Şimdi kurgu anlamsız, mantıksız gelebilir. Ancak dünyaya düşmüş bir uzay gemisinin insanları nasıl çıldırttığını gayet güzel anlatmış Stephen King. Şehir birden çıldırsa zaten güzel olmazdı. Yani o konuda tavsiyem; içinizi rahat tutun. Özellikle ufo maceralarıyla ilgilenen arkadaşların ilgisini çekeceğine inanıyorum çünkü dedim ya diğerlerinden farklı.
Not; Bir sonraki paragraf minör derecede spoiler içerir…
Şöyle biraz daha detaylı konuşmak isterim kitap üzerine. Bir kere söylemeliyim ki birkaç karakter gerçekten gereksiz durmuş. O karakterler olay örgüsü içinde kayboluyor ama haklarında olması gerekenden fazla bilgi var. Örnek olarak Roberta Anderson (kitabın yıldızı bu arkadaş işte) ablası ‘Anne’ isimli karakteri verebiliriz. Bazı karakterlere ise daha önemli olmalarına rağmen pek yer verilmemiş. Hani biraz daha üstüne düşülseymiş, sayfa sayısı daha fazla ama daha güzel bir kitap olabilirmiş. Onun dışında ben açıkça biraz daha slasher öğelerini içinde barındıran bir hikâye bekliyordum. Tamam olaylar insanı paranoyaklaştırıyor ancak benim gibi şiddet öğelerini tüm her yerde görmek isteyenler için kesinlikle yeterli değil, bunu belirteyim. Onun dışında uzaylı kardeşlerimizle direk olarak bir karşılaşma olmaması insanı hayal kırıklığına uğratmıyor değil.
![]() |
Ee yaşlandı artık... |
Tabi kapağında ki resmin alakasını da çözebilmiş değilim.
Neyse, biz içeriğe geri dönelim iyisi mi. Benim gibi isim hafızası kötü olanları zorlu saatler bekliyor çünkü bir çok karaktere yer vermiş usta yazar.
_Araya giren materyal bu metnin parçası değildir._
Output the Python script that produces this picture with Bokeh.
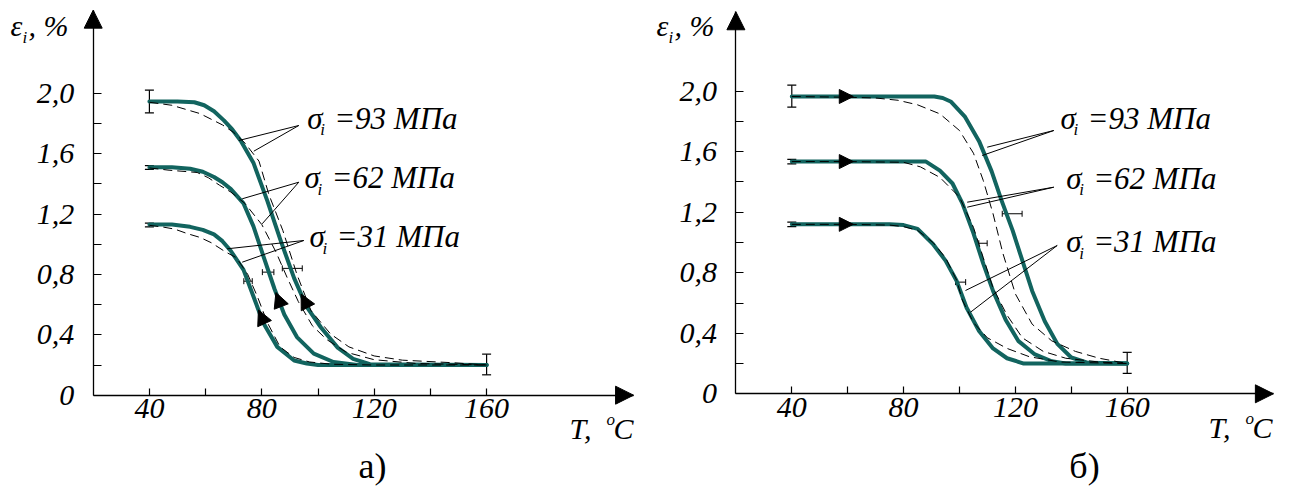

Bunu da belirtmeden geçmek istemedim.Son olarak bazı yerlerde anlatımın pasifleşmiş olması, akıcılığa büyük bir darbe indiriyor. Tabi her şeye rağmen okunulası bir kitap olduğu gerçeğini değiştirmiyor; Tüm dünyanın kaderini bir sarhoşun ellerine bırakmak gibi tezatlarla beraber daha güzel oluyor kitap. Hele etkileyici sonu; kesinlikte son sayfayı tekrar tekrar okutturuyor.
Uzun zaman sonra okuduğum en güzel Stephen King kitaplarından biriydi diyebilirim. Şimdiye kadar okumadığım için gerçek anlamda bir pişmanlık duydum. Stephen King'in isterse çok güzel bilim kurgu dalında eserler verebileceğinin kanıtı olan bu kitabı eminim ki sonradan tekrar okumak isterim. Sizde hala sinemaya da uyarlanan bu kitabı okumadıysanız; alıp okuyun derim arkadaşlar.